The rules as to special damages have always given rise to some difficulty. Sale of Goods Act, 1893, S. 54, preserves the right of the buyer or the seller to recover “interest or special damages in any case where by law interest or special damages may be recoverable.” But in order to get special damages the plaintiff must, apart from the necessity of giving notice thereof in his pleadings (which was given in this case), prove that at the time when he entered into contract with the defendants they both contemplated the special circumstances which may lead to special damages. The contract itself is the best guide on whether there were special circumstances or not. At the bottom of the contract it is provided that the ‘buyer may without reference to the seller assign his rights under the contract, and the seller will be responsible for all damages resulting from the breach.” Is this term enough to make the defendant liable, for the damages which the plaintiff incur to Mitchell Cotts & Co. for his failure to supply the 288 tons on March 31, 1959? In my opinion that term in the contract is not wide enough to make the defendant liable for the plaintiff’s sub-contracts with third parties. The plaintiff did not say nor did he call evidence to prove that he is not himself an exporter of durra. The term in the contract regarding assignment is vague and I find myself unable to import into it words to the effect the defendant will guarantee to indemnify the plaintiff in case purchasers from the plaintiff make a claim against him. There should be a clear term to such effect similar to the term in Clause 14 of the contract between Messrs. Mitchell Cotts and Messrs. Pitsiladis. Of course the defendant must have, or ought to have thought, of the possibility that plaintiff may resell the goods, and loss of profit by the plaintiff is a loss resulting directly and naturally from the breach of contract by the defendant.

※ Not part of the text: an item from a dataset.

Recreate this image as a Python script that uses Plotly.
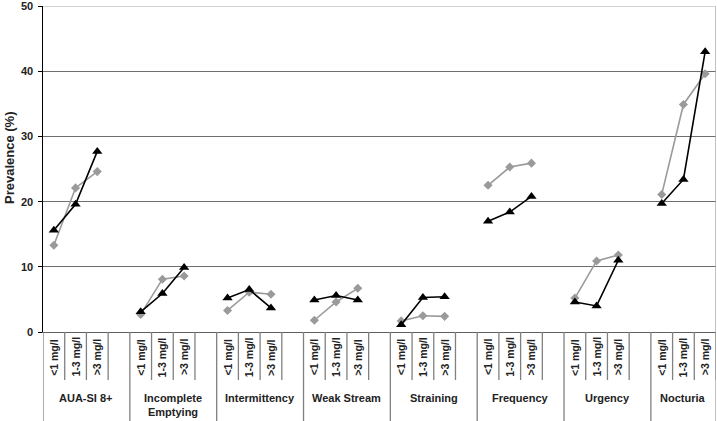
import plotly.graph_objects as go

groups = ["AUA-SI 8+", "Incomplete<br>Emptying", "Intermittency", "Weak Stream",
          "Straining", "Frequency", "Urgency", "Nocturia"]
levels = ["<1 mg/l", "1-3 mg/l", ">3 mg/l"]

black_vals = [
    [15.6, 19.6, 27.7],
    [3.1, 5.9, 9.9],
    [5.2, 6.5, 3.7],
    [4.9, 5.6, 4.9],
    [1.1, 5.3, 5.4],
    [17.0, 18.4, 20.8],
    [4.6, 4.0, 11.0],
    [19.7, 23.4, 43.0],
]
gray_vals = [
    [13.3, 22.1, 24.6],
    [2.7, 8.1, 8.6],
    [3.3, 6.1, 5.8],
    [1.8, 4.6, 6.7],
    [1.7, 2.5, 2.4],
    [22.5, 25.3, 25.9],
    [5.2, 10.9, 11.8],
    [21.1, 34.9, 39.6],
]
y_ticks = [0, 10, 20, 30, 40, 50]

slots_per_group = 4
n_slots = slots_per_group * (len(groups) - 1) + len(levels)

def series(vals):
    xs, ys = [], []
    for g, row in enumerate(vals):
        for l, v in enumerate(row):
            xs.append(g * slots_per_group + l + 0.5)
            ys.append(v)
        xs.append(None)
        ys.append(None)
    return xs, ys

FONT = "Liberation Sans, Arial"

fig = go.Figure()
gx, gy = series(gray_vals)
bx, by = series(black_vals)
fig.add_trace(go.Scatter(x=gx, y=gy, mode="lines+markers",
                         line=dict(color="#9a9a9a", width=1.6),
                         marker=dict(symbol="diamond", size=7, color="#9a9a9a"),
                         connectgaps=False, showlegend=False, cliponaxis=False))
fig.add_trace(go.Scatter(x=bx, y=by, mode="lines+markers",
                         line=dict(color="#000000", width=1.6),
                         marker=dict(symbol="triangle-up", size=9, color="#000000"),
                         connectgaps=False, showlegend=False, cliponaxis=False))

plot_h = 326.0
plot_w = 673.0
short_y = -48 / plot_h
long_y = -92 / plot_h
lab_y = -25 / plot_h
grp_y = -58 / plot_h

shapes = []
annotations = []
sep_color = "#808080"
for g, name in enumerate(groups):
    start = g * slots_per_group
    shapes.append(dict(type="line", xref="x", yref="paper", x0=start, x1=start,
                       y0=0, y1=long_y, line=dict(color=sep_color, width=1.3)))
    for l, lev in enumerate(levels):
        shapes.append(dict(type="line", xref="x", yref="paper", x0=start + l + 1, x1=start + l + 1,
                           y0=0, y1=short_y, line=dict(color=sep_color, width=1.3)))
        annotations.append(dict(x=start + l + 0.5, y=lab_y, xref="x", yref="paper",
                                text="<b>" + lev.replace("<", "&lt;").replace(">", "&gt;") + "</b>",
                                textangle=-90, showarrow=False,
                                font=dict(family=FONT, size=10.5, color="#222"),
                                xanchor="center", yanchor="middle"))
    nslots = slots_per_group if g < len(groups) - 1 else len(levels)
    annotations.append(dict(x=start + nslots / 2, y=grp_y, xref="x", yref="paper",
                            text="<b>" + name + "</b>", showarrow=False,
                            font=dict(family=FONT, size=11, color="#222"),
                            xanchor="center", yanchor="top"))
# y tick labels
for v in y_ticks:
    annotations.append(dict(x=-8 / plot_w, y=v, xref="paper", yref="y",
                            text="<b>%d</b>" % v, showarrow=False,
                            font=dict(family=FONT, size=11, color="#222"),
                            xanchor="right", yanchor="middle"))
# y axis title
annotations.append(dict(x=-34 / plot_w, y=(332 - 158) / plot_h, xref="paper", yref="paper",
                        text="<b>Prevalence (%)</b>", textangle=-90, showarrow=False,
                        font=dict(family=FONT, size=13, color="#222"),
                        xanchor="center", yanchor="middle"))
# right boundary
shapes.append(dict(type="line", xref="x", yref="paper", x0=n_slots, x1=n_slots,
                   y0=long_y, y1=1, line=dict(color="#a0a0a0", width=1.3)))
# top border
shapes.append(dict(type="line", xref="paper", yref="y", x0=0, x1=1, y0=50, y1=50,
                   line=dict(color="#c4c4c4", width=1.5)))

fig.update_layout(
    width=717, height=421,
    margin=dict(l=43, r=1, t=6, b=89),
    paper_bgcolor="white", plot_bgcolor="white",
    xaxis=dict(range=[0, n_slots], showticklabels=False, showgrid=False, zeroline=False,
               showline=True, linecolor="#606060", linewidth=1.3, ticks=""),
    yaxis=dict(range=[0, 50], tickvals=y_ticks, showticklabels=False,
               showgrid=True, gridcolor="#6e6e6e", gridwidth=1.3, zeroline=False,
               showline=True, linecolor="#000", linewidth=1.2,
               ticks="outside", ticklen=4, tickcolor="#000"),
    shapes=shapes, annotations=annotations,
)
fig.write_html("out.html", config={"displayModeBar": False},
               post_script="document.body.style.margin='0';document.body.style.overflow='hidden';")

But this is all that I could imply from the term. I do not imply that the plaintiff is entitled to be indemnified in case claims were made against him by those to whom he sold goods for his inability to fulfil. For this reason I am of opinion that the plaintiff is entitled only to damages under the general rule, i.e., the difference between the contract price and the market price as on March 7, 1959, plus loss of profit on his resale.
I have stated that there is a dispute between the parties as to the market price of durra on March 7, 1959. I have also stated when discussing the first contract that the plaintiff is slightly inflating the price whilst the defendant is slightly deflating it. I observe the same thing with regard to this contract. The plaintiff says the market price on March 7’ 1959, was £S.22 per ton. He produced to me a contract of sale to this effect. This is alleged to be the contract whereby the plaintiff bought 218 tons from a third party in an attempt to fulfil his contract with Mitchell Cotts. The third party was not, however, called as a witness, and for reasons which I will presently state, I do not place much reliance on this document. This document is dated March 7, 1959 The purchase price of durra is stated therein to be £S.22 per ton. On March 9, 1959, the plaintiff cabled the defendant that if he did not deliver the durra within 48 hours he shall buy from the market at the current market price and claim the difference. The plaintiff then went to his lawyer, who on March 12, 1959, wrote to the defendant a letter claiming from him damages for non-delivery. After citing the details of the contract and its breach, the plaintiff, through his advocate, wrote in paragraph 4 of the letter, as follows: “The market price per ton of the goods in question at the time of the agreed date of delivery was £S.19.500m/ms My client lost £S.2.500m/ms in every ton which you failed to deliver.”
It must be repeated that this letter is dated March 12, I959 In it the plaintiff clearly states that the market price was £S.19.500 In the witness box he told me that the price was £S.22. To corroborate his evidence he also produced to me a contract which states that he bought at this price. I said that I do not accept this contract as evidence of the price of the durra on the date in question. The reason is not difficult to see. If Exhibit P. 6 was genuine and the plaintiff bought the durra at £S.22 per ton on March 7, I959 then surely he would have stated this fact to the defendant, through his advocate, in his letter to him of the 12th. I do not and cannot believe that if it is true that the plaintiff already bought durra at £S.22 per ton, he would state in his claim to the defendant that the market price was £S.19.500 m/ms. The explanation of the plaintiff in the witness-box is lame. My view is reirforced by the plaintiffs own witness, Mr. Pitsiladis, whose evidence as to price I have accepted in- the previous contract. Mr. Pitsiladis stated that the market price on or about March 7 ‘1959, was £S.19.500m/ms I accept this figure. For this reason I assess the damages on 500 tons at £S.1.250 i.e., £S.2.500m/ms per ton, plus £S.300 loss of profit which plaintiff would have made if the defendant had fulfilled his Contract.
The plaintiff paid defendant “ araboon” of £S.800 on December 8, 1958.
He also paid him £S.3,000.000m/ms on January 15, 1959. These are still in defendant’s possession. I do not see that the defendant had made any genuine tender either of the sums received or for damages. I do not regard Exhibit D. 2 as tender. I therefore award the plaintiff the following sums: £S.800.000m/m unpaid “araboon” on first contract, £S.3,000.000m/ms unpaid “araboon” on second contract, plus £S.150.000m/ms damages on first contract, plus £S.1,550.000m/ms damages on second contract, plus interests of 9 per cent. on £S.3,800.000m/ms only from January 15, 1959, until settlement, plus costs.